DIRECTIONS –
Where a line contains the word "React", copy that line.

-- start of DATASET CONTENT --

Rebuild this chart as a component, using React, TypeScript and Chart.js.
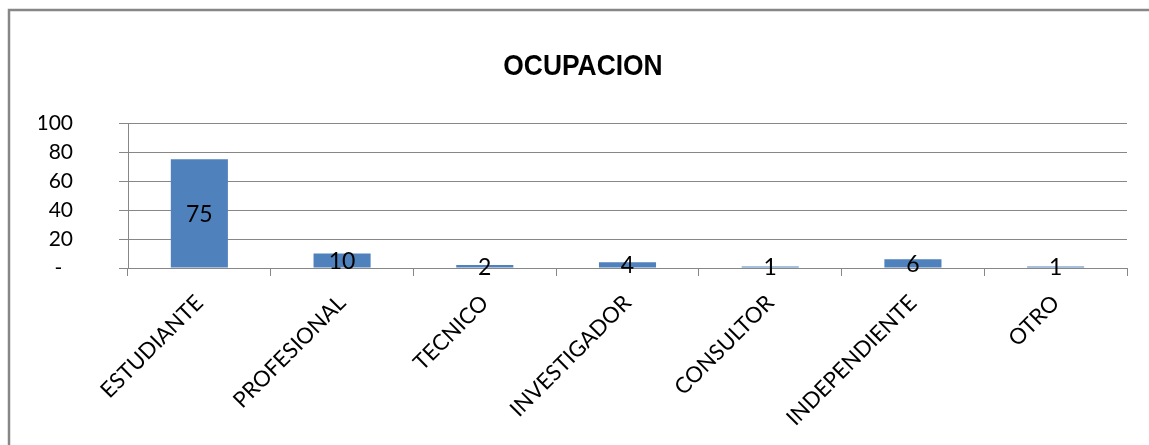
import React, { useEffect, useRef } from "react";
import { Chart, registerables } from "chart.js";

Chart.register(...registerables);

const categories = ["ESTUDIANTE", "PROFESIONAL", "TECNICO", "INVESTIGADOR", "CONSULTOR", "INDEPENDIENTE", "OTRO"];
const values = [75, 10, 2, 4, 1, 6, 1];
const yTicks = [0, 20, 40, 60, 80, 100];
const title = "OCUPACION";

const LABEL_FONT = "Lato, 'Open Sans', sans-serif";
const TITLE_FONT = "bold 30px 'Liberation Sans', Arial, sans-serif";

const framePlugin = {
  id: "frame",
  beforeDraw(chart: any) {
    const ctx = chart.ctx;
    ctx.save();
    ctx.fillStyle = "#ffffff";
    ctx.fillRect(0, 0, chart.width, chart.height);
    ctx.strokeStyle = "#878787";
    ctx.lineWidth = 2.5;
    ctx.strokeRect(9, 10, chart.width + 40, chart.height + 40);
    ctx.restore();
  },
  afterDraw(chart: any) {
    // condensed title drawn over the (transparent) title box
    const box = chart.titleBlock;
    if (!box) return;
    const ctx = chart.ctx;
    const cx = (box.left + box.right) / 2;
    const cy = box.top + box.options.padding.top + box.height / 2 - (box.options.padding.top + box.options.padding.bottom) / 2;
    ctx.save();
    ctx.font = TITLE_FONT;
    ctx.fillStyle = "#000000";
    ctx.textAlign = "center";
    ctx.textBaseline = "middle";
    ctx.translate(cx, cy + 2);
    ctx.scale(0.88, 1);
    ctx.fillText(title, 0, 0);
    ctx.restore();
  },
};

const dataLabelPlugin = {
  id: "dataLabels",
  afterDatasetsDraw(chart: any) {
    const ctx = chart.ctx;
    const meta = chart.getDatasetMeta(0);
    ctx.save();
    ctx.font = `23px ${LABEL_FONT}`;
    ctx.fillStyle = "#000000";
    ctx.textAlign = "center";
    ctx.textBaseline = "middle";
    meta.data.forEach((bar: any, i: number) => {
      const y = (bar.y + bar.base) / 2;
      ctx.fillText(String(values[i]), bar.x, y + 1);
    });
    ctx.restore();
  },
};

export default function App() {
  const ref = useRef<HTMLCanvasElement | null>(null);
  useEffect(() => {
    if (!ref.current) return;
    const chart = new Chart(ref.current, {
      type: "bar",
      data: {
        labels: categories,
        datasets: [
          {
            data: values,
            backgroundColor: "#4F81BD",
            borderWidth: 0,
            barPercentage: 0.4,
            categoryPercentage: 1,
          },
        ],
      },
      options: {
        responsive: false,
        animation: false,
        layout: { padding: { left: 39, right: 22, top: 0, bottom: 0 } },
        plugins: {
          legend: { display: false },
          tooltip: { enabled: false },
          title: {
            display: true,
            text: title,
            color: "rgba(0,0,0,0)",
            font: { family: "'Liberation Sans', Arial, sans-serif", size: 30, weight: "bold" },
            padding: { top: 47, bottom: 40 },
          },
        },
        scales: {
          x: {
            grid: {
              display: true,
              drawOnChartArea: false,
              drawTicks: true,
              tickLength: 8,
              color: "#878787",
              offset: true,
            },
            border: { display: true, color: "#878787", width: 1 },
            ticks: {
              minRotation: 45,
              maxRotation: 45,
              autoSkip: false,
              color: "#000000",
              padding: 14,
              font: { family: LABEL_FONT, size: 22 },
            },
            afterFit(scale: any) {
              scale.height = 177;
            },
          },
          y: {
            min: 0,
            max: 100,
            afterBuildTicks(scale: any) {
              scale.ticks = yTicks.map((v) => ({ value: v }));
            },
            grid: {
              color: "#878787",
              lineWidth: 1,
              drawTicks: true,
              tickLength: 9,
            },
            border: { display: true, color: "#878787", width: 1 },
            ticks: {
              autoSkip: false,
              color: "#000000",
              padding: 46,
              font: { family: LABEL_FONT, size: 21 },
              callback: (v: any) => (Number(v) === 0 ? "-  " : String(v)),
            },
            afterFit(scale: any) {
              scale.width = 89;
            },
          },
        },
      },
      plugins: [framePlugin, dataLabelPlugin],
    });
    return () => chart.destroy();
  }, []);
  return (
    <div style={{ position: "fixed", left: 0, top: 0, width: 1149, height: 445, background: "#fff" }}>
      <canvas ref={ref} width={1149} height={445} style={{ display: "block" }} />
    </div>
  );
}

-- end of DATASET CONTENT --

CORRECT OUTPUT –
Rebuild this chart as a component, using React, TypeScript and Chart.js.
import React, { useEffect, useRef } from "react";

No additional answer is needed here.